A falling rupee, slowing industrial activity and weak global economic environment are taking a toll on India's growth. The Reserve Bank of India (RBI) on Tuesday lowered its growth projection for Indian economy to 5.5% in 2013-14 against its earlier forecast of 5.7%. The central bank, thus, joins a long list of global agencies that have done the same.
“While the onset of the monsoon and its spread have been robust, the persisting weakness in industrial activity has heightened the risks to growth,” RBI governor D Subbarao said. “Moreover, global growth has been tepid, with consequent adverse spillovers on India's exports, manufacturing and services,” he added.

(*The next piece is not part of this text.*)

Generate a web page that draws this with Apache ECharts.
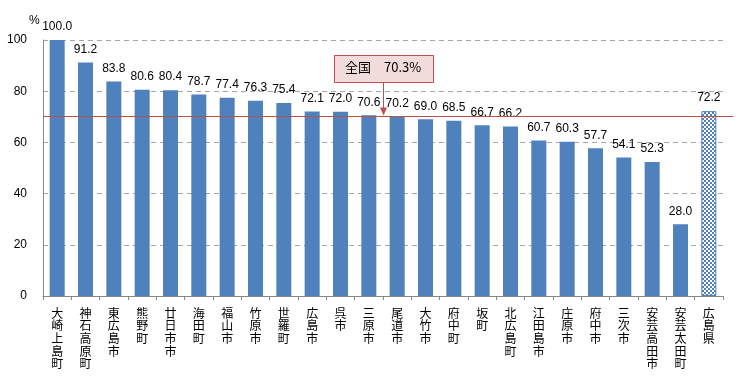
<!DOCTYPE html>
<html><head><meta charset="utf-8">
<script src="https://cdn.jsdelivr.net/npm/echarts@6/dist/echarts.min.js"></script>
<style>html,body{margin:0;padding:0;background:#fff}#c{width:756px;height:379px}</style>
</head><body><div id="c"></div>
<script>
const categories = ['大崎上島町','神石高原町','東広島市','熊野町','廿日市市','海田町','福山市','竹原市','世羅町','広島市','呉市','三原市','尾道市','大竹市','府中町','坂町','北広島町','江田島市','庄原市','府中市','三次市','安芸高田市','安芸太田町','広島県'];
const values = [100.0,91.2,83.8,80.6,80.4,78.7,77.4,76.3,75.4,72.1,72.0,70.6,70.2,69.0,68.5,66.7,66.2,60.7,60.3,57.7,54.1,52.3,28.0,72.2];
const nationalValue = 70.3;
const nationalLabel = '全国　70.3%';
const yTicks = [0,20,40,60,80,100];

const pc = document.createElement('canvas');
pc.width = 4; pc.height = 4;
const pctx = pc.getContext('2d');
pctx.fillStyle = '#ffffff'; pctx.fillRect(0,0,4,4);
pctx.fillStyle = '#4f81bd';
pctx.fillRect(0,0,2,2); pctx.fillRect(2,2,2,2);

const CJK = '"Noto Sans CJK JP", sans-serif';
const LAT = '"Liberation Sans", Arial, sans-serif';
const chart = echarts.init(document.getElementById('c'), null, {renderer:'canvas'});
const data = values.map((v,i)=> i === values.length-1 ? {value:v, itemStyle:{color:{image:pc, repeat:'repeat'}, borderColor:'#4f81bd', borderWidth:1}} : v);

chart.setOption({
  animation:false,
  grid:{left:43, right:33, top:40, bottom:83, containLabel:false, outerBoundsMode:'none'},
  xAxis:{type:'category', data:categories, boundaryGap:true,
    axisLine:{lineStyle:{color:'#888888'}},
    axisTick:{show:true, alignWithLabel:false, length:4, lineStyle:{color:'#888888'}},
    axisLabel:{interval:0, color:'#000', fontSize:12, fontFamily:CJK, lineHeight:12.6, margin:11,
      formatter: s => s.split('').join('\n')}
  },
  yAxis:{type:'value', min:yTicks[0], max:yTicks[yTicks.length-1], interval:20,
    axisLine:{show:true, lineStyle:{color:'#888888'}},
    axisTick:{show:false},
    splitLine:{lineStyle:{color:'#a6a6a6', type:[5,4]}},
    axisLabel:{color:'#000', fontSize:12, fontFamily:LAT, margin:16}
  },
  series:[{type:'bar', data:data, barWidth:15, itemStyle:{color:'#4f81bd'},
    label:{show:true, position:'top', distance:7, color:'#000', fontSize:12, fontFamily:LAT,
      formatter: p => p.value.toFixed(1)}
  }]
});

const yLine = Math.round(chart.convertToPixel({yAxisIndex:0}, nationalValue)) + 0.5;
const xArrow = 383.5;
chart.setOption({graphic:[
  {type:'text', left:29, top:15, style:{text:'%', fill:'#000', font:'12px "Liberation Sans", sans-serif'}},
  {type:'line', shape:{x1:43, y1:yLine, x2:733, y2:yLine}, style:{stroke:'#b5504d', lineWidth:1}, z:5},
  {type:'rect', shape:{x:334.5, y:55.5, width:99, height:27}, style:{fill:'#f2dcdb', stroke:'#c0504d', lineWidth:1}, z:10},
  {type:'text', x:345, y:61, style:{text:nationalLabel, fill:'#000', font:'13px "Noto Sans CJK JP", sans-serif'}, z:11},
  {type:'line', shape:{x1:xArrow, y1:83, x2:xArrow, y2:yLine-3}, style:{stroke:'#c0504d', lineWidth:1}, z:10},
  {type:'polygon', shape:{points:[[xArrow-3.5,yLine-9],[xArrow+3.5,yLine-9],[xArrow,yLine-1]]}, style:{fill:'#c0504d'}, z:10}
]});
</script></body></html>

The Indian economy is caught in a vicious circle. A stubbornly high consumer inflation rate and a ballooning current account deficit (the difference between dollar inflows and dollar outflows) have forced the RBI to keep interest rates high.
This has made it expensive for consumers to buy property, cars and consumer goods on EMIs. Result: companies are facing a sales slowdown. This, in turn has meant that companies are producing less and putting off expansion plans.
The overall impact: very sluggish economic growth. India grew at 5% in 2012-13, its slowest in a decade.
“We remain negative on India's economic outlook over the next nine months due to deteriorating external finances, feedback effects from a weak rupee and the election cycle,” said Sonal Verma, economist, Nomura India.
“The current financial year will not be qualitatively better than last year,” added Rupa Rege Nitsure, chief economist, Bank of Baroda.
Indian industry wants RBI to take a risk and cut interest rates sharply to stimulate growth. But such a move can fuel inflation, undo the benefits of any resultant growth and push the economy back into the low growth spiral.
The RBI and the government will, thus, need to take strong action but this will have to be calibrated very carefully for India to return to a high growth trajectory.